Recorded data

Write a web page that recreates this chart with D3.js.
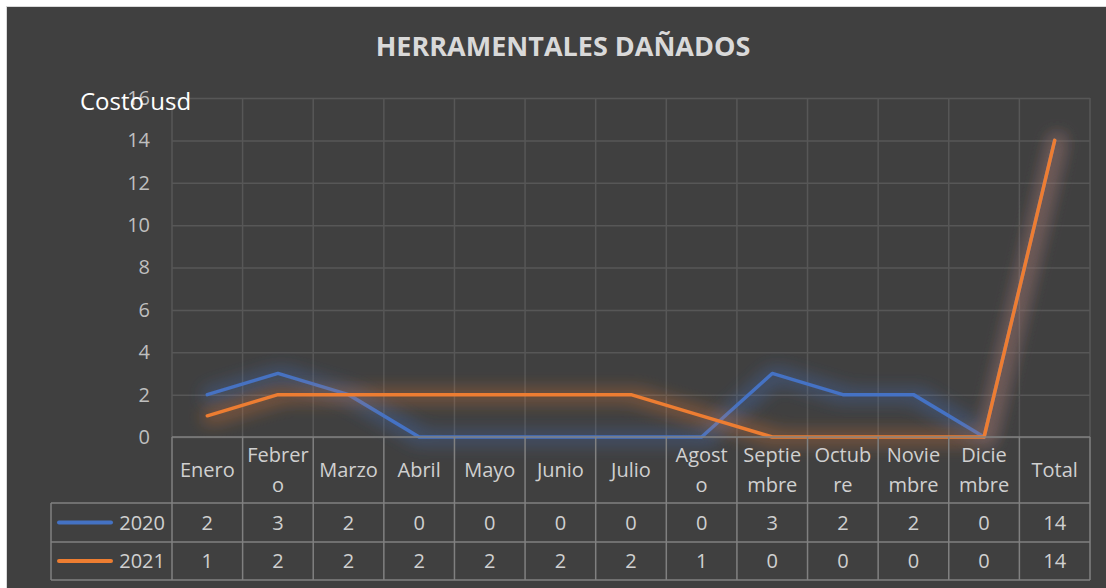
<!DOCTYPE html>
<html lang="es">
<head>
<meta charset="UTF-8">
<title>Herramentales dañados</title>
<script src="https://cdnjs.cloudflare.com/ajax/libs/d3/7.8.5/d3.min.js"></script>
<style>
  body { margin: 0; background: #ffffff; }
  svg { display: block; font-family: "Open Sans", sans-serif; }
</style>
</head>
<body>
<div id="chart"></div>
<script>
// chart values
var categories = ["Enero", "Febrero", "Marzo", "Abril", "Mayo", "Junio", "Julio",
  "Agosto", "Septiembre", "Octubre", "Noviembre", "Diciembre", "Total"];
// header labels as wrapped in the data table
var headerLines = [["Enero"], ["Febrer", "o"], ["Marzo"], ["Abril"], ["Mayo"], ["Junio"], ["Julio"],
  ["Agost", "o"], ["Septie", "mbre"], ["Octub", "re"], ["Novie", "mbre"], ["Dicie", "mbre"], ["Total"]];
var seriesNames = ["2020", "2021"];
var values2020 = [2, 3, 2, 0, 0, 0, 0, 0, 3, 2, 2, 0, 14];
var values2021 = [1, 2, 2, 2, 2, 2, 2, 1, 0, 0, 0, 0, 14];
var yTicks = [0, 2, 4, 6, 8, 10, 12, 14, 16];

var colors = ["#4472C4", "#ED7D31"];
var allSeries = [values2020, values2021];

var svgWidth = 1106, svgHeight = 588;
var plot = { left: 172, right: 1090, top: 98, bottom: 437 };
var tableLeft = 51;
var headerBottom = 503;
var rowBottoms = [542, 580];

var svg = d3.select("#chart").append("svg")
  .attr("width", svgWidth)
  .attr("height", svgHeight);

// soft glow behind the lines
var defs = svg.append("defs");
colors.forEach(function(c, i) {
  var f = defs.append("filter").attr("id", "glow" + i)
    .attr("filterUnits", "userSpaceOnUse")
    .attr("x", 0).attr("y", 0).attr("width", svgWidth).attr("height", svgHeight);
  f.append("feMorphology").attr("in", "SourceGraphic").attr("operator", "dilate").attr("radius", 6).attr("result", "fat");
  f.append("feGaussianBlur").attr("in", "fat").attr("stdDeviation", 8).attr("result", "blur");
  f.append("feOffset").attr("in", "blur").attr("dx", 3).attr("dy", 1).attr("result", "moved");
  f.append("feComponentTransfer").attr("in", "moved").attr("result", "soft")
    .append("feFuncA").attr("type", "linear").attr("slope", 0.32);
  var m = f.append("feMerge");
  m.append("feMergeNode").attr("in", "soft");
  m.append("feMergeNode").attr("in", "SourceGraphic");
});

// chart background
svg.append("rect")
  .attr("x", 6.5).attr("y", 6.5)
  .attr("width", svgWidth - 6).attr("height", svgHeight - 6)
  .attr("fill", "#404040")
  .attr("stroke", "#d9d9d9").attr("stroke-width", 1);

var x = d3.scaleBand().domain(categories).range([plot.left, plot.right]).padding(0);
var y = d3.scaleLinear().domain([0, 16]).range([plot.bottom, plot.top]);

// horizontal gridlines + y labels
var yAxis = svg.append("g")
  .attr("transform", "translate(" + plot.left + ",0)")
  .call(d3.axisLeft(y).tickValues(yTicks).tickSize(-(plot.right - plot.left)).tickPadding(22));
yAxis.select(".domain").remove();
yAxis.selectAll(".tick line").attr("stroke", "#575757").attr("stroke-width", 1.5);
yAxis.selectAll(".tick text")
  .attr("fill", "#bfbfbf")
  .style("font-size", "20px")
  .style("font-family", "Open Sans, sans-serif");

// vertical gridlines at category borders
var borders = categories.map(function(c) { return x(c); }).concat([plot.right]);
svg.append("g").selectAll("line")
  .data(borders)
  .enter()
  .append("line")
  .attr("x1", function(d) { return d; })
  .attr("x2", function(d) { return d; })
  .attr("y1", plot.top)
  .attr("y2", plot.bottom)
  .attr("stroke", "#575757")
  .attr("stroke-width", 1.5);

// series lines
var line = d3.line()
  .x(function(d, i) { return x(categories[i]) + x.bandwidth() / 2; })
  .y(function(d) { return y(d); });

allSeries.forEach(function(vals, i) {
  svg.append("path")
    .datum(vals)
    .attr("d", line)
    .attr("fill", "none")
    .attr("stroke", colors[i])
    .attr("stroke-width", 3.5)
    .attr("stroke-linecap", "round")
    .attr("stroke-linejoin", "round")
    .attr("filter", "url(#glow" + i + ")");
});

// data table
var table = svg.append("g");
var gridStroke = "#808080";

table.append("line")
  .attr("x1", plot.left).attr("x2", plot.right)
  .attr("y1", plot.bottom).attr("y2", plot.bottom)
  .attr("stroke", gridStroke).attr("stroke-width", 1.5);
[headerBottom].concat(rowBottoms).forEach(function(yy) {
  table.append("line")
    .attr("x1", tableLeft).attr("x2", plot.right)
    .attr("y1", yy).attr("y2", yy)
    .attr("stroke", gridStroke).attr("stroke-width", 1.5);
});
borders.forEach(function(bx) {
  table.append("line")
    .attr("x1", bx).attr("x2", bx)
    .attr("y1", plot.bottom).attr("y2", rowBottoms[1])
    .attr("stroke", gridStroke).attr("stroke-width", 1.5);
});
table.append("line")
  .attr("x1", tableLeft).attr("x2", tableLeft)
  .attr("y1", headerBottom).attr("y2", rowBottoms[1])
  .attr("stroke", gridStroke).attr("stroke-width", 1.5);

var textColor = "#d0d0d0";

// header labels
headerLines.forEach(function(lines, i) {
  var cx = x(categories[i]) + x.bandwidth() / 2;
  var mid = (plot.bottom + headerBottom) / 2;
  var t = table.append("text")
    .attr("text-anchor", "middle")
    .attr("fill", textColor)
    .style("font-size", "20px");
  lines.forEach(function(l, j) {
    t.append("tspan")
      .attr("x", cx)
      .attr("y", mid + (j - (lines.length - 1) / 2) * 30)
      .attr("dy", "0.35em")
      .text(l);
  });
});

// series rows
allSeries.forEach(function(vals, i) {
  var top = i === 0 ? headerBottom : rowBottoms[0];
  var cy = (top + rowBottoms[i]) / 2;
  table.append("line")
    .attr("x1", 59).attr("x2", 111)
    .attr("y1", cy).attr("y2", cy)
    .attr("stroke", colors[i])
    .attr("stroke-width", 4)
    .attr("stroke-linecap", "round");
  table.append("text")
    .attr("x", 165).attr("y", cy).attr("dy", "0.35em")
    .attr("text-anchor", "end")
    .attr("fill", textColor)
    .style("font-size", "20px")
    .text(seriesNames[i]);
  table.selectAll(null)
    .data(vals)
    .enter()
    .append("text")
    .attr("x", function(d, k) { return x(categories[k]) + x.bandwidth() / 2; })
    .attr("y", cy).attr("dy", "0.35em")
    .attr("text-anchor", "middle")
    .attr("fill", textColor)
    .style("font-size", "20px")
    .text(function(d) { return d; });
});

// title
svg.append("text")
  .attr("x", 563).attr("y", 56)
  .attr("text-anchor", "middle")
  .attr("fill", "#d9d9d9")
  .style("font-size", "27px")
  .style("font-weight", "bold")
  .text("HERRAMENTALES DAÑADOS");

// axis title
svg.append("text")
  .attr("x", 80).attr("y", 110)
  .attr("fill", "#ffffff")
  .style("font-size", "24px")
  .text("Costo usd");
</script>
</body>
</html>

Aim
Using the material above, set down every line exactly, but skip the pictures.

Task solution
Write a web page that recreates this chart with D3.js.
<!DOCTYPE html>
<html lang="es">
<head>
<meta charset="UTF-8">
<title>Herramentales dañados</title>
<script src="https://cdnjs.cloudflare.com/ajax/libs/d3/7.8.5/d3.min.js"></script>
<style>
  body { margin: 0; background: #ffffff; }
  svg { display: block; font-family: "Open Sans", sans-serif; }
</style>
</head>
<body>
<div id="chart"></div>
<script>
// chart values
var categories = ["Enero", "Febrero", "Marzo", "Abril", "Mayo", "Junio", "Julio",
  "Agosto", "Septiembre", "Octubre", "Noviembre", "Diciembre", "Total"];
// header labels as wrapped in the data table
var headerLines = [["Enero"], ["Febrer", "o"], ["Marzo"], ["Abril"], ["Mayo"], ["Junio"], ["Julio"],
  ["Agost", "o"], ["Septie", "mbre"], ["Octub", "re"], ["Novie", "mbre"], ["Dicie", "mbre"], ["Total"]];
var seriesNames = ["2020", "2021"];
var values2020 = [2, 3, 2, 0, 0, 0, 0, 0, 3, 2, 2, 0, 14];
var values2021 = [1, 2, 2, 2, 2, 2, 2, 1, 0, 0, 0, 0, 14];
var yTicks = [0, 2, 4, 6, 8, 10, 12, 14, 16];

var colors = ["#4472C4", "#ED7D31"];
var allSeries = [values2020, values2021];

var svgWidth = 1106, svgHeight = 588;
var plot = { left: 172, right: 1090, top: 98, bottom: 437 };
var tableLeft = 51;
var headerBottom = 503;
var rowBottoms = [542, 580];

var svg = d3.select("#chart").append("svg")
  .attr("width", svgWidth)
  .attr("height", svgHeight);

// soft glow behind the lines
var defs = svg.append("defs");
colors.forEach(function(c, i) {
  var f = defs.append("filter").attr("id", "glow" + i)
    .attr("filterUnits", "userSpaceOnUse")
    .attr("x", 0).attr("y", 0).attr("width", svgWidth).attr("height", svgHeight);
  f.append("feMorphology").attr("in", "SourceGraphic").attr("operator", "dilate").attr("radius", 6).attr("result", "fat");
  f.append("feGaussianBlur").attr("in", "fat").attr("stdDeviation", 8).attr("result", "blur");
  f.append("feOffset").attr("in", "blur").attr("dx", 3).attr("dy", 1).attr("result", "moved");
  f.append("feComponentTransfer").attr("in", "moved").attr("result", "soft")
    .append("feFuncA").attr("type", "linear").attr("slope", 0.32);
  var m = f.append("feMerge");
  m.append("feMergeNode").attr("in", "soft");
  m.append("feMergeNode").attr("in", "SourceGraphic");
});

// chart background
svg.append("rect")
  .attr("x", 6.5).attr("y", 6.5)
  .attr("width", svgWidth - 6).attr("height", svgHeight - 6)
  .attr("fill", "#404040")
  .attr("stroke", "#d9d9d9").attr("stroke-width", 1);

var x = d3.scaleBand().domain(categories).range([plot.left, plot.right]).padding(0);
var y = d3.scaleLinear().domain([0, 16]).range([plot.bottom, plot.top]);

// horizontal gridlines + y labels
var yAxis = svg.append("g")
  .attr("transform", "translate(" + plot.left + ",0)")
  .call(d3.axisLeft(y).tickValues(yTicks).tickSize(-(plot.right - plot.left)).tickPadding(22));
yAxis.select(".domain").remove();
yAxis.selectAll(".tick line").attr("stroke", "#575757").attr("stroke-width", 1.5);
yAxis.selectAll(".tick text")
  .attr("fill", "#bfbfbf")
  .style("font-size", "20px")
  .style("font-family", "Open Sans, sans-serif");

// vertical gridlines at category borders
var borders = categories.map(function(c) { return x(c); }).concat([plot.right]);
svg.append("g").selectAll("line")
  .data(borders)
  .enter()
  .append("line")
  .attr("x1", function(d) { return d; })
  .attr("x2", function(d) { return d; })
  .attr("y1", plot.top)
  .attr("y2", plot.bottom)
  .attr("stroke", "#575757")
  .attr("stroke-width", 1.5);

// series lines
var line = d3.line()
  .x(function(d, i) { return x(categories[i]) + x.bandwidth() / 2; })
  .y(function(d) { return y(d); });

allSeries.forEach(function(vals, i) {
  svg.append("path")
    .datum(vals)
    .attr("d", line)
    .attr("fill", "none")
    .attr("stroke", colors[i])
    .attr("stroke-width", 3.5)
    .attr("stroke-linecap", "round")
    .attr("stroke-linejoin", "round")
    .attr("filter", "url(#glow" + i + ")");
});

// data table
var table = svg.append("g");
var gridStroke = "#808080";

table.append("line")
  .attr("x1", plot.left).attr("x2", plot.right)
  .attr("y1", plot.bottom).attr("y2", plot.bottom)
  .attr("stroke", gridStroke).attr("stroke-width", 1.5);
[headerBottom].concat(rowBottoms).forEach(function(yy) {
  table.append("line")
    .attr("x1", tableLeft).attr("x2", plot.right)
    .attr("y1", yy).attr("y2", yy)
    .attr("stroke", gridStroke).attr("stroke-width", 1.5);
});
borders.forEach(function(bx) {
  table.append("line")
    .attr("x1", bx).attr("x2", bx)
    .attr("y1", plot.bottom).attr("y2", rowBottoms[1])
    .attr("stroke", gridStroke).attr("stroke-width", 1.5);
});
table.append("line")
  .attr("x1", tableLeft).attr("x2", tableLeft)
  .attr("y1", headerBottom).attr("y2", rowBottoms[1])
  .attr("stroke", gridStroke).attr("stroke-width", 1.5);

var textColor = "#d0d0d0";

// header labels
headerLines.forEach(function(lines, i) {
  var cx = x(categories[i]) + x.bandwidth() / 2;
  var mid = (plot.bottom + headerBottom) / 2;
  var t = table.append("text")
    .attr("text-anchor", "middle")
    .attr("fill", textColor)
    .style("font-size", "20px");
  lines.forEach(function(l, j) {
    t.append("tspan")
      .attr("x", cx)
      .attr("y", mid + (j - (lines.length - 1) / 2) * 30)
      .attr("dy", "0.35em")
      .text(l);
  });
});

// series rows
allSeries.forEach(function(vals, i) {
  var top = i === 0 ? headerBottom : rowBottoms[0];
  var cy = (top + rowBottoms[i]) / 2;
  table.append("line")
    .attr("x1", 59).attr("x2", 111)
    .attr("y1", cy).attr("y2", cy)
    .attr("stroke", colors[i])
    .attr("stroke-width", 4)
    .attr("stroke-linecap", "round");
  table.append("text")
    .attr("x", 165).attr("y", cy).attr("dy", "0.35em")
    .attr("text-anchor", "end")
    .attr("fill", textColor)
    .style("font-size", "20px")
    .text(seriesNames[i]);
  table.selectAll(null)
    .data(vals)
    .enter()
    .append("text")
    .attr("x", function(d, k) { return x(categories[k]) + x.bandwidth() / 2; })
    .attr("y", cy).attr("dy", "0.35em")
    .attr("text-anchor", "middle")
    .attr("fill", textColor)
    .style("font-size", "20px")
    .text(function(d) { return d; });
});

// title
svg.append("text")
  .attr("x", 563).attr("y", 56)
  .attr("text-anchor", "middle")
  .attr("fill", "#d9d9d9")
  .style("font-size", "27px")
  .style("font-weight", "bold")
  .text("HERRAMENTALES DAÑADOS");

// axis title
svg.append("text")
  .attr("x", 80).attr("y", 110)
  .attr("fill", "#ffffff")
  .style("font-size", "24px")
  .text("Costo usd");
</script>
</body>
</html>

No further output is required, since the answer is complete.